Il faut comprendre ici que le costume, même apprêté, montre souvent un mensonge de cérémonie, de même que le rouge, la poudre, les yeux ombrés et enfin tous les artifices de toilette dont la sculpture ne s’occupe jamais. Un corset redresse l’attitude, ce qui fait voir à la fois les atteintes de l’âge et un souci de l’opinion qui ne s’accorde guère avec le regard propre aux statues, et qui ne voit point le spectateur. Certes tout n’est pas ridicule dans le souci de paraître, et de profonds sentiments peuvent s’accorder avec la parure, qui par un côté est toujours politesse, et même souci de régler les dehors d’après la jeunesse du cœur, ce qui est assez beau. Mais ce genre de style n’appartient pas à la sculpture. Les artifices par lesquels on voudrait paraître plus grand, plus fort, ou plus grave, y seraient peut-être moins étrangers, tels le casque à grand panache, ou le hausse-col, ou la fraise ; mais l’homme s’y montre encore en cérémonie ou tout au moins en société. Leur objet est de régler le dehors sur les vertus du commandement dont le visage achèvera de répondre. Mais pourquoi sculpter les modèles du peintre ? Chaque art a sa puissance propre d’après ses moyens propres. Une statue est solitaire, qu’on le veuille ou non.

Les modernes n’ont pas assez séparé la pensée de l’action, peut-être ; et leurs discussions sont des combats, ce qui, à bien regarder, explique assez ce qu’il y a de folie dans leurs opinions. La toge des anciens, si différente du vêtement de bataille, était un bel avertissement. Le jeune homme qui la prenait se séparait des grâces de l’enfance. L’homme qui la reprenait s’enfermait de nouveau dans la sagesse juridique, pour qui vaincre n’est pas le tout. Ici l’homme cache aux autres ses propres tumultes, dans le dessin de les apaiser. Il se renferme, non pour tromper, mais pour ne pas se tromper. La toge couvrait même le visage, dans les grandes afflictions. On cite le trait sublime de ce peintre ancien qui ne sut représenter la douleur d’un père que par une figure ainsi voilée. Ce mouvement n’est-il pas une défense aussi contre soi ? Ne nous trompons pas sur les douleurs voilées ; il faut qu’elles pensent. Cette pudeur des sentiments ne s’est point perdue.
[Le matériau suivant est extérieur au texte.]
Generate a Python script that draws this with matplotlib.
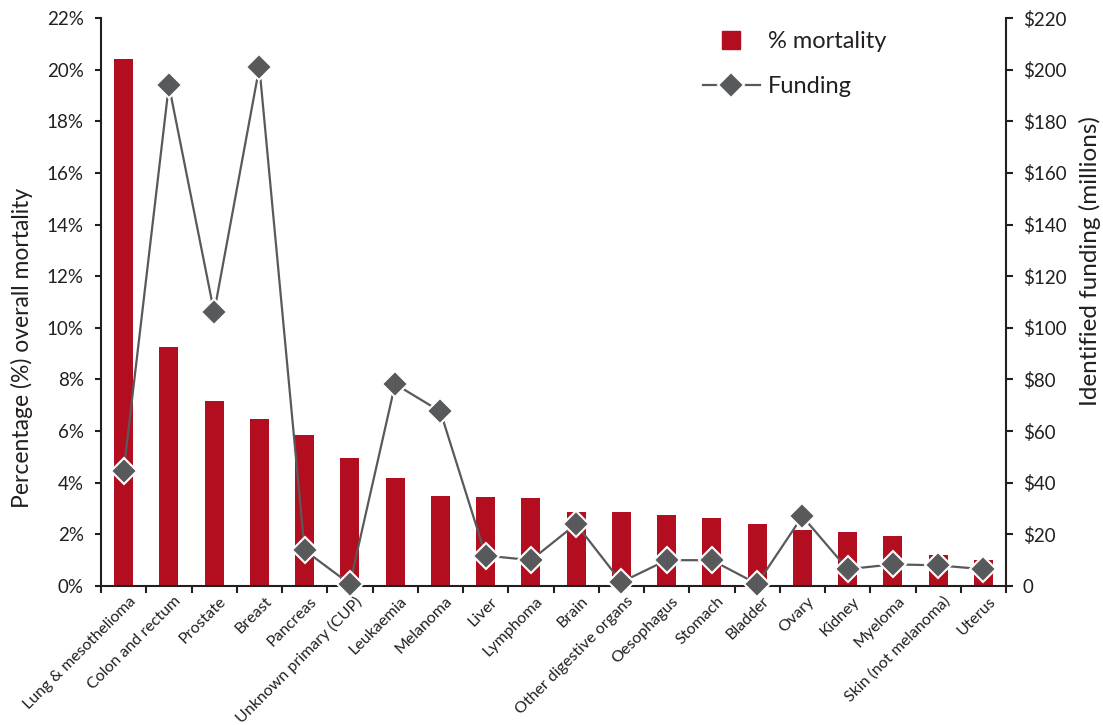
import matplotlib
matplotlib.use("Agg")
import matplotlib.pyplot as plt
from matplotlib.lines import Line2D
import numpy as np

categories = ["Lung & mesothelioma", "Colon and rectum", "Prostate", "Breast", "Pancreas",
              "Unknown primary (CUP)", "Leukaemia", "Melanoma", "Liver", "Lymphoma", "Brain",
              "Other digestive organs", "Oesophagus", "Stomach", "Bladder", "Ovary", "Kidney",
              "Myeloma", "Skin (not melanoma)", "Uterus"]
mortality = [20.4, 9.25, 7.15, 6.48, 5.86, 4.96, 4.2, 3.5, 3.45, 3.42, 2.85,
             2.85, 2.76, 2.64, 2.4, 2.17, 2.1, 1.94, 1.21, 0.99]
funding = [44.5, 194, 106, 201, 13.8, 0.8, 78.2, 67.6, 11.8, 10.0, 24.0,
           1.5, 10.0, 10.0, 0.8, 27.0, 6.5, 8.4, 8.0, 6.5]
left_ticks = list(range(0, 23, 2))
right_ticks = list(range(0, 221, 20))

RED = "#b20e1f"
GREY = "#58595b"
DARK = "#231f20"
plt.rcParams['font.family'] = ['Lato', 'DejaVu Sans']

fig = plt.figure(figsize=(11.03, 7.25), dpi=100)
ax = fig.add_axes([101/1103, 1-586/725, (1006-101)/1103, (586-18)/725])
x = np.arange(len(categories))
ax.bar(x, mortality, width=0.42, color=RED, zorder=2)
ax.set_xlim(-0.5, len(categories)-0.5)
ax.set_ylim(0, 22)
ax.set_yticks(left_ticks)
ax.set_yticklabels([f"{v}%" for v in left_ticks], fontsize=13.5, color=DARK)
ax.set_xticks(np.arange(len(categories)+1)-0.5)
ax.set_xticklabels([])
ax.set_xticks(x, minor=True)
ax.set_xticklabels(categories, minor=True, rotation=45, ha='right', va='top',
                   rotation_mode='anchor', fontsize=11.5, color=DARK)
ax.tick_params(axis='x', which='minor', length=0, pad=6)
ax.tick_params(axis='x', which='major', length=5, width=1.5, direction='out', color=DARK)
ax.tick_params(axis='y', length=4, width=1.5, direction='out', color=DARK, pad=8.5)
for s in ['top', 'right']:
    ax.spines[s].set_visible(False)
for s in ['left', 'bottom']:
    ax.spines[s].set_linewidth(1.5)
    ax.spines[s].set_color(DARK)
ax.set_ylabel("Percentage (%) overall mortality", fontsize=16.5, color=DARK, labelpad=10)
ax.yaxis.label.set_y(0.419)

ax2 = ax.twinx()
ax2.plot(x, funding, color=GREY, lw=1.6, marker='D', ms=13, mfc=GREY, mec='white',
         mew=1.5, zorder=3, clip_on=False)
ax2.set_ylim(0, 220)
ax2.set_yticks(right_ticks)
ax2.set_yticklabels(["0"] + [f"${v}" for v in right_ticks[1:]], fontsize=13.5, color=DARK)
ax2.tick_params(axis='y', length=5, width=1.5, direction='out', color=DARK, pad=7)
for s in ['top', 'left', 'bottom']:
    ax2.spines[s].set_visible(False)
ax2.spines['right'].set_linewidth(1.5)
ax2.spines['right'].set_color(DARK)
ax2.set_ylabel("Identified funding (millions)", fontsize=17.5, color=DARK, labelpad=9)
ax2.yaxis.label.set_y(0.572)

for lab in ax.get_xticklabels(minor=True):
    lab.set_transform(lab.get_transform() + matplotlib.transforms.ScaledTranslation(5/100, 0, fig.dpi_scale_trans))

handles = [Line2D([], [], ls='none', marker='s', ms=13.5, mfc=RED, mec=RED),
           Line2D([], [], color=GREY, lw=1.6, marker='D', ms=13, mfc=GREY, mec='white', mew=1.5)]
ax2.legend(handles, ["% mortality", "Funding"], loc='upper left',
           bbox_to_anchor=(703/1103, 1-31/725), bbox_transform=fig.transFigure,
           frameon=False, fontsize=17, handlelength=2.4, handletextpad=0.35,
           labelspacing=1.02, borderaxespad=0, borderpad=0, labelcolor=DARK)

fig.savefig("out.png", dpi=100)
Mais le propre des anciens, il me semble, était de prendre les mêmes précautions contre les passions moins cruelles, mais tout autant convulsives, qui naissent en toute société dès que le mouvement des pensées se traduit en actions. Ce désordre est trop visible dans notre éloquence, privée comme publique. Mais il est rare que l’on soit ici, spectateur ; aussi ce désordre ne m’apparut que sous les traits d’un orateur de marbre en costume d’ouvrier. Ainsi, dans les statues, comme dans un miroir, voyons-nous mieux la raison et la folie, sous l’aspect du beau et du laid. Et puisqu’ainsi le marbre est juge, c’est la toge qui lui convient encore le mieux.